Hacker News new | ask | show | jobs
Can We Trust the Libraries We Use? (bytes.com)
36 points by v4us 4114 days ago
6 comments

I think this is a very interesting and important question and is very similar to one that I've considered a number of times without any real answer.

My question boils down to "can we trust compound knowledge". I'm defining compound knowledge as knowledge that builds on other knowledge. It's kind of like proofs in math, once you have learned a proof you often learn a shortcut for that proof that might not make a ton of sense at a glance and almost like "magic". Similar to using libraries that "just work", someone already figured out the hard stuff and they've abstracted it so you can easily use the concepts at a high level.

Things like frameworks are amazing tools and give 1000's (and often many more) man-hours of work for free. However just like math proofs if you don't understand what it's doing under the hood you can get tripped up when you try to do something that "looks" like it should work but actually doesn't.

I'm not advocating that we all must know what every library we use does under the hood, for most higher-level languages JS/PHP/Python/Ruby/etc this would be impossible (not just knowing what, for example, a php library does with PHP but what's happening in C to make that happen, you can take that even further and go down to machine code). We have to make some assumptions but I don't think/know if there is a hard line on how low we need to go.

Personally I stay as high level as I can until there is an issue then I will dig deeper, I'm sure there is a whole spectrum of developers ranging from ones like me to ones that read every line of a library before they include it in their project.

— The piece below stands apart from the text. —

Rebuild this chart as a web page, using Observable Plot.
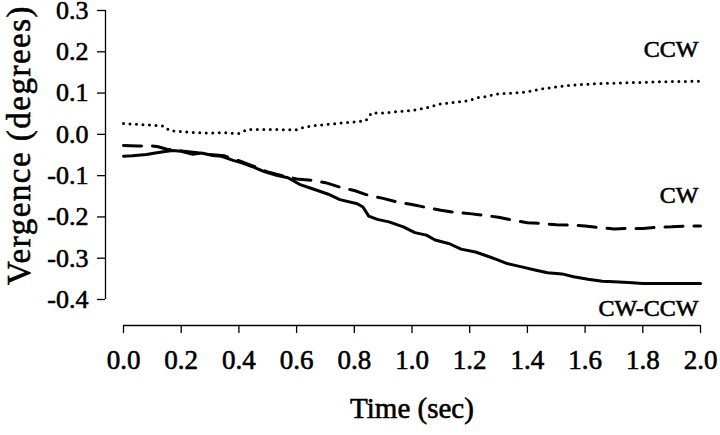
<!DOCTYPE html>
<html><head><meta charset="utf-8">
<script src="https://cdn.jsdelivr.net/npm/d3@7"></script>
<script src="https://cdn.jsdelivr.net/npm/@observablehq/plot@0.6"></script>
<style>
html,body{margin:0;padding:0;background:#fff;}
svg text{font-family:"Liberation Serif","Times New Roman",serif; stroke:#000; stroke-width:0.6px;}
svg g.ytitle text{letter-spacing:1.5px;}
</style></head><body><div id="chart"></div>
<script>
const xTicks = [0, 0.2, 0.4, 0.6, 0.8, 1.0, 1.2, 1.4, 1.6, 1.8, 2.0];
const yTicks = [-0.4, -0.3, -0.2, -0.1, 0.0, 0.1, 0.2, 0.3];
const xDomain = [0, 2];
const yDomain = [-0.4, 0.3];
const xTitle = "Time (sec)";
const yTitle = "Vergence (degrees)";
const seriesNames = ["CCW", "CW", "CW-CCW"];

const ccwT = [0, 0.05, 0.1, 0.14, 0.16, 0.2, 0.25, 0.3, 0.35, 0.4, 0.43, 0.5, 0.6, 0.63, 0.65, 0.7, 0.75, 0.8, 0.84, 0.86, 0.9, 0.95, 1.0, 1.05, 1.1, 1.15, 1.2, 1.22, 1.25, 1.3, 1.35, 1.4, 1.45, 1.5, 1.55, 1.6, 1.65, 1.7, 1.75, 1.8, 1.85, 1.9, 1.95, 2.0];
const ccwV = [0.026, 0.024, 0.022, 0.020, 0.009, 0.007, 0.004, 0.003, 0.004, 0.002, 0.012, 0.012, 0.011, 0.018, 0.020, 0.024, 0.027, 0.030, 0.033, 0.052, 0.052, 0.055, 0.058, 0.064, 0.074, 0.078, 0.082, 0.088, 0.091, 0.098, 0.100, 0.103, 0.110, 0.115, 0.119, 0.121, 0.123, 0.124, 0.125, 0.126, 0.127, 0.128, 0.128, 0.129];

const cwT = [0, 0.05, 0.1, 0.12, 0.15, 0.2, 0.25, 0.3, 0.35, 0.4, 0.45, 0.5, 0.55, 0.6, 0.65, 0.7, 0.75, 0.8, 0.85, 0.9, 0.95, 1.0, 1.05, 1.1, 1.15, 1.2, 1.25, 1.3, 1.35, 1.4, 1.45, 1.5, 1.55, 1.6, 1.65, 1.7, 1.75, 1.8, 1.85, 1.9, 1.95, 2.0];
const cwV = [-0.027, -0.028, -0.028, -0.030, -0.036, -0.040, -0.044, -0.049, -0.052, -0.064, -0.077, -0.091, -0.100, -0.108, -0.111, -0.117, -0.128, -0.136, -0.148, -0.155, -0.164, -0.170, -0.177, -0.184, -0.189, -0.192, -0.196, -0.201, -0.208, -0.214, -0.216, -0.219, -0.220, -0.222, -0.226, -0.229, -0.228, -0.228, -0.225, -0.224, -0.222, -0.222];

const diffT = [0, 0.03, 0.08, 0.11, 0.15, 0.17, 0.2, 0.24, 0.27, 0.31, 0.34, 0.38, 0.41, 0.45, 0.49, 0.53, 0.57, 0.61, 0.66, 0.71, 0.75, 0.81, 0.83, 0.85, 0.88, 0.92, 0.97, 1.01, 1.05, 1.08, 1.13, 1.17, 1.22, 1.27, 1.29, 1.33, 1.38, 1.43, 1.47, 1.52, 1.56, 1.61, 1.66, 1.7, 1.75, 1.8, 1.86, 1.93, 2.0];
const diffV = [-0.053, -0.052, -0.049, -0.045, -0.041, -0.039, -0.041, -0.048, -0.045, -0.051, -0.053, -0.063, -0.069, -0.079, -0.091, -0.099, -0.105, -0.121, -0.133, -0.145, -0.158, -0.168, -0.176, -0.198, -0.206, -0.212, -0.224, -0.238, -0.244, -0.256, -0.265, -0.278, -0.285, -0.297, -0.302, -0.313, -0.321, -0.329, -0.335, -0.338, -0.345, -0.351, -0.356, -0.357, -0.359, -0.361, -0.361, -0.361, -0.361];

const toRows = (T, V) => T.map((t, i) => ({t, v: V[i]}));
const ccw = toRows(ccwT, ccwV), cw = toRows(cwT, cwV), diff = toRows(diffT, diffV);
const endOf = (rows, name) => [{...rows[rows.length - 1], name}];
const fmt = d => d.toFixed(1);

const chart = Plot.plot({
  width: 720, height: 435,
  marginLeft: 123, marginRight: 20, marginTop: 10, marginBottom: 136,
  style: {background: "#fff", color: "#000", fontFamily: "'Liberation Serif', 'Times New Roman', serif"},
  x: {domain: xDomain},
  y: {domain: yDomain},
  marks: [
    Plot.ruleX(xDomain.slice(0, 1), {y1: yDomain[0], y2: yDomain[1], dx: -18, stroke: "#000", strokeWidth: 1.3}),
    Plot.ruleY(yDomain.slice(0, 1), {x1: xDomain[0], x2: xDomain[1], dy: 26, stroke: "#000", strokeWidth: 1.3}),
    Plot.axisY(yTicks, {tickSize: 8, dx: -18, tickPadding: 9, fontSize: 26, tickFormat: fmt, label: null, strokeWidth: 1.3}),
    Plot.axisX(xTicks, {tickSize: 8, dy: 26, tickPadding: 16, fontSize: 27, tickFormat: fmt, label: null, strokeWidth: 1.3}),
    Plot.text([xTitle], {frameAnchor: "bottom", dy: 109, lineAnchor: "middle", fontSize: 29}),
    Plot.text([yTitle], {frameAnchor: "left", textAnchor: "middle", rotate: -90, dx: -104, dy: -10, lineAnchor: "middle", fontSize: 33, className: "ytitle"}),
    Plot.line(ccw, {x: "t", y: "v", stroke: "#000", strokeWidth: 3, strokeDasharray: "0 6.5", strokeLinecap: "round"}),
    Plot.line(cw, {x: "t", y: "v", stroke: "#000", strokeWidth: 3, strokeDasharray: "18 11"}),
    Plot.line(diff, {x: "t", y: "v", stroke: "#000", strokeWidth: 3}),
    Plot.text(endOf(ccw, seriesNames[0]), {x: "t", y: "v", text: "name", textAnchor: "end", dx: -2, dy: -32, fontSize: 24}),
    Plot.text(endOf(cw, seriesNames[1]), {x: "t", y: "v", text: "name", textAnchor: "end", dx: -2, dy: -31, fontSize: 24}),
    Plot.text(endOf(diff, seriesNames[2]), {x: "t", y: "v", text: "name", textAnchor: "end", dx: -2, dy: 25, fontSize: 24})
  ]
});
document.getElementById("chart").append(chart);
</script></body></html>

I don't have the answers, like I said this is something I think about a lot. Take a look at the NodeJS/npm ecosystem, you can easily see when you run 'npm install' that you are installing Library A that makes use of Library B and C which makes use of Library D and E.... So on and so forth. It's one of the best things about OS software development, you can build on what already exists instead of always re-inventing the wheel. But that comes at the cost of having to make assumptions about the code you are using. I always worry that I'm building a house of cards that will come tumbling down and even worse if it all comes tumbling down in a library I use so it's not as easy for me to fix it directly.

Again, I don't have any answers, this is just me rambling about a concept I bat around in my head all the time.

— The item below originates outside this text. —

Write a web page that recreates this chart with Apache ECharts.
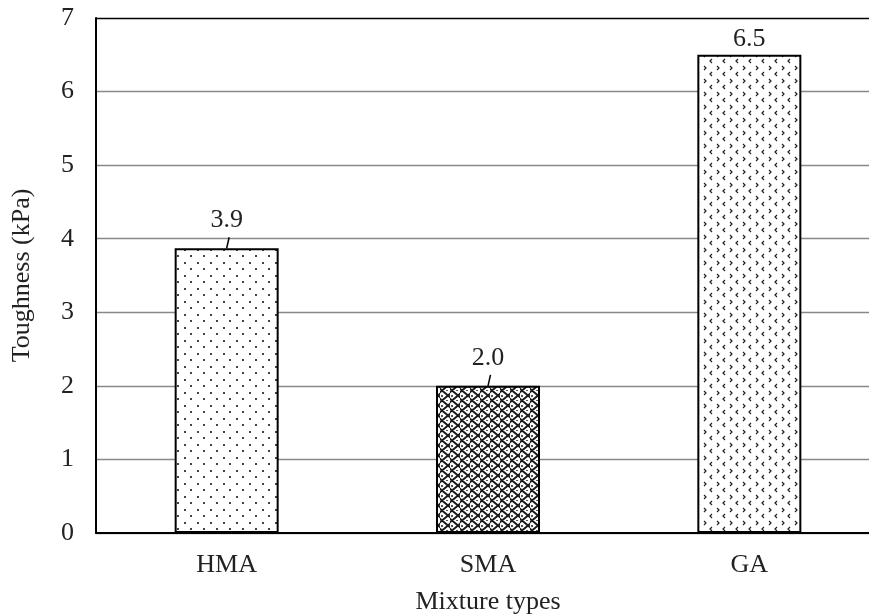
<!DOCTYPE html>
<html>
<head>
<meta charset="utf-8">
<script src="https://cdn.jsdelivr.net/npm/echarts@6/dist/echarts.min.js"></script>
<style>html,body{margin:0;padding:0;background:#fff;}#c{width:869px;height:615px;}</style>
</head>
<body>
<div id="c"></div>
<script>
const categories = ['HMA', 'SMA', 'GA'];
const toughness = [3.87, 2.0, 6.5];
const labels = ['3.9', '2.0', '6.5'];
const leaderIdx = [0, 1];

function makePattern(kind) {
  const c = document.createElement('canvas');
  const ctx = c.getContext('2d');
  if (kind === 'dots') {
    c.width = 13; c.height = 13;
    ctx.fillStyle = '#fff'; ctx.fillRect(0, 0, 13, 13);
    ctx.fillStyle = '#444';
    ctx.fillRect(2, 2, 2, 2);
    ctx.fillRect(8, 8, 2, 2);
  } else if (kind === 'weave') {
    c.width = 10; c.height = 10;
    ctx.fillStyle = '#fff'; ctx.fillRect(0, 0, 10, 10);
    ctx.strokeStyle = '#1a1a1a'; ctx.lineWidth = 2;
    ctx.beginPath();
    ctx.moveTo(-1, 3); ctx.lineTo(2, 0.5); ctx.lineTo(5, 3); ctx.lineTo(8, 5.5); ctx.lineTo(11, 3);
    ctx.moveTo(-1, 8); ctx.lineTo(2, 10.5); ctx.lineTo(5, 8); ctx.lineTo(8, 5.5);
    ctx.moveTo(8, 5.5); ctx.lineTo(11, 8);
    ctx.stroke();
    ctx.fillStyle = '#555';
    ctx.fillRect(1, 5, 2, 2);
    ctx.fillRect(6, 0, 2, 1);
  } else {
    c.width = 13; c.height = 13;
    ctx.fillStyle = '#fff'; ctx.fillRect(0, 0, 13, 13);
    ctx.strokeStyle = '#222'; ctx.lineWidth = 1.2;
    ctx.beginPath();
    ctx.moveTo(2, 1); ctx.lineTo(4, 3); ctx.lineTo(2, 5);
    ctx.moveTo(10, 7); ctx.lineTo(8, 9); ctx.lineTo(10, 11);
    ctx.stroke();
  }
  return c;
}
const patterns = [makePattern('dots'), makePattern('weave'), makePattern('chev')];
const distances = [15, 15, 3];

const chart = echarts.init(document.getElementById('c'));
const font = '"Liberation Serif", "Times New Roman", serif';
const fs = 26;
const gridColors = ['#888', '#888', '#888', '#888', '#888', '#888', '#888', '#000'];

chart.setOption({
  animation: false,
  textStyle: { fontFamily: font },
  grid: { left: 96, width: 784, top: 18, bottom: 82, containLabel: false, outerBoundsMode: 'none' },
  xAxis: {
    type: 'category',
    data: categories,
    name: 'Mixture types',
    nameLocation: 'middle',
    nameGap: 56,
    nameTextStyle: { fontFamily: font, fontSize: fs, color: '#222' },
    axisLine: { lineStyle: { color: '#000', width: 2 } },
    axisTick: { show: false },
    axisLabel: { fontFamily: font, fontSize: fs, color: '#222', margin: 19 }
  },
  yAxis: {
    type: 'value',
    min: 0, max: 7, interval: 1,
    name: 'Toughness (kPa)',
    nameLocation: 'middle',
    nameGap: 61,
    nameTextStyle: { fontFamily: font, fontSize: fs, color: '#222' },
    axisLine: { show: true, lineStyle: { color: '#000', width: 2 } },
    axisTick: { show: false },
    axisLabel: { fontFamily: font, fontSize: fs, color: '#222', margin: 22 },
    splitLine: { show: true, lineStyle: { color: gridColors, width: 1.3 } }
  },
  series: [
    {
      type: 'bar',
      barWidth: 104,
      data: toughness.map((v, i) => ({
        value: v,
        itemStyle: { color: { image: patterns[i], repeat: 'repeat' } },
        label: { distance: distances[i] }
      })),
      itemStyle: { borderColor: '#000', borderWidth: 2 },
      label: {
        show: true, position: 'top',
        fontFamily: font, fontSize: fs, color: '#222',
        formatter: p => labels[p.dataIndex]
      },
      z: 3
    },
    {
      type: 'custom',
      data: leaderIdx.map(i => [i, toughness[i]]),
      renderItem: function (params, api) {
        const p = api.coord([api.value(0), api.value(1)]);
        return {
          type: 'line',
          shape: { x1: p[0] + 0, y1: p[1], x2: p[0] + 2.5, y2: p[1] - 11 },
          style: { stroke: '#000', lineWidth: 1.5 }
        };
      },
      z: 4
    }
  ]
});
</script>
</body>
</html>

Compound knowledge works in maths, because of the solidity of proofs. You don't wake up one day and find that you need to update all your existing proofs to Axiom Of Choice 11.3.5 in order to fix a critical security bug.

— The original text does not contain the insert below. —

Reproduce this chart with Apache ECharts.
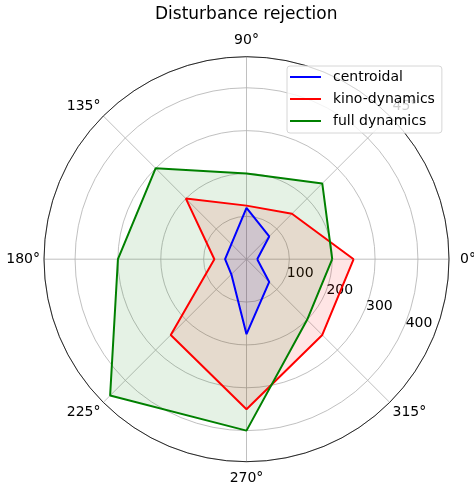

Programming has weak versions of this: if all your libraries typecheck, then you can write a typecheckable program with them.

Functional languages get a lot closer to reliable composition, but things that modify state are a lot harder to reason about because the state space just explodes. And you can of course write in Coq or do formal verification in Z - it's just much more time-consuming. As an industry we'd rather get to market first than get the product 100% reliable.

> Compound knowledge works in maths, because of the solidity of proofs

Yes, I didn't mean to compare them 1 to 1 but more of in concept.

> As an industry we'd rather get to market first than get the product 100% reliable.

Very true and as long as security isn't core focus of your app I think this is just fine.

Absolutely, no, but the interesting question is whether we can trust them as much as or more than stuff we roll ourselves.
No, we can't. And no, we don't have a choice to trust them anyway.

And what's the alternative? Write everything yourself? Besides investing a lot more work and time for the same functionality of your end-user software, you're still stuck with code that may be broken, contains bugs or security problems.

One of the interesting parts of this is the distinction between different types of applications: safety critical and otherwise. If, as other commenters are saying, no we can't trust libraries, but yes we have to anyways, then a library may be good enough for non-safety critical applications and get all the adoption and work. Then you come along with your safety critical application for which this library isn't trustworthy enough (by assumption). What are you to do here?

I'd love to see a bigger ecosystem of safety critical code floating around. Libraries in it would be less full-featured and optimized than their less trustworthy counterparts with wider adoption, but it's a niche I really hope to see develop as code takes over the world.

To the extent that we can trust our testing methods of those libraries.
Where I work, in .NET we use various static analysis tools: StyleCop, CodeAnalysis and CodeContract. Warnings fail the build. And we are using a statically typed language of course. Oh... and gated check-ins.

It takes a few more minutes to write some code that build but it sure avoids a lot of silly bugs. Code contracts especially so!